4. And what of the bishop's religion? He has had a Church and a ritual, and he has cared for them, but hardly a creed, and not a faith. "The blessed mutter of the Mass," "the perfume of the incense," "the aery dome of the church "—these are the notes of it. It is the religion of a sceptical and sensuous age. The "angels live" in the dome. There is no heaven for him. His thoughts get no higher than the material suggestions of ritual and art.

5. And his care for art is the bishop's strong point, as it was the strong point of his age. He is the epitome of the Renaissance in this and in his style of art.

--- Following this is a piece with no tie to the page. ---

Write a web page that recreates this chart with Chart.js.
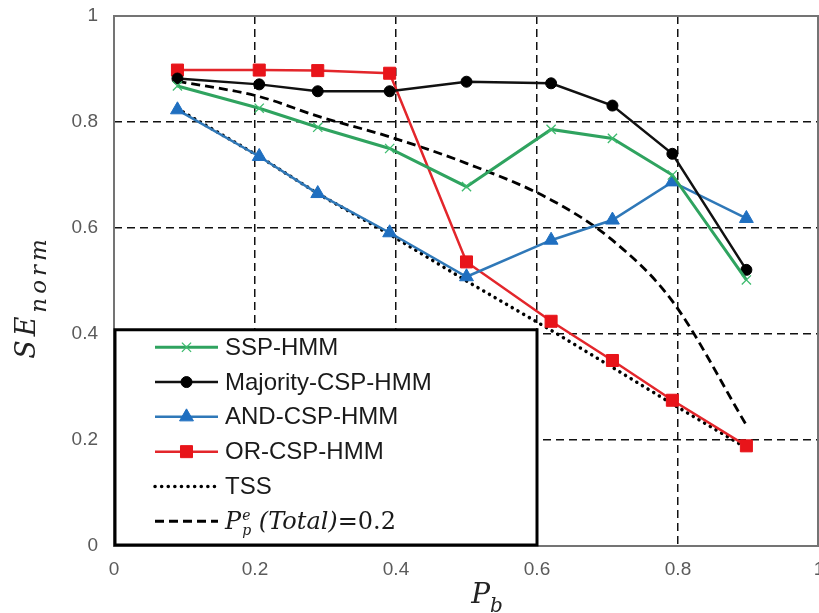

His frieze, with its mixture of mythologies, and his good Latin and bad morals, express this. And Browning has a liking for that age and its men,

and a secure mastery of its types and secrets. This mastery springs in part from sympathy. He likes the sensuous energy and frankness, the vigour and enjoyment and audacity, the care for art, the learning, and all the picturesqueness and force of the men and their lives, while aware, too, of their terrible faults.

6. And so, as forcibly as Ruskin, he suggests the ways in which the temper and character of the Renaissance told on its art. This bishop, worldly, selfish, and sensual, would invent such art, and carry into the Church all the vanity of his heart and his life. His art, indeed, is as great an offence to his faith as his life itself.

But, leaving the bishop, let us recur to the question of art we began with. Such poems make clear the principle of the work the poet first made in these dramatic lyrics. Drama would have put the bishop before you through action and speech. Here he is put by speech only. That is the sole action of the piece, and yet it leaves on you a clear sense of the man and the scene. How is so distinctly dramatic a result gained without the usual dramatic means? By the energy of speech, which is thought-intense and immediate self-expression. The character is in action, and the poet's medium gives that action vividly and directly.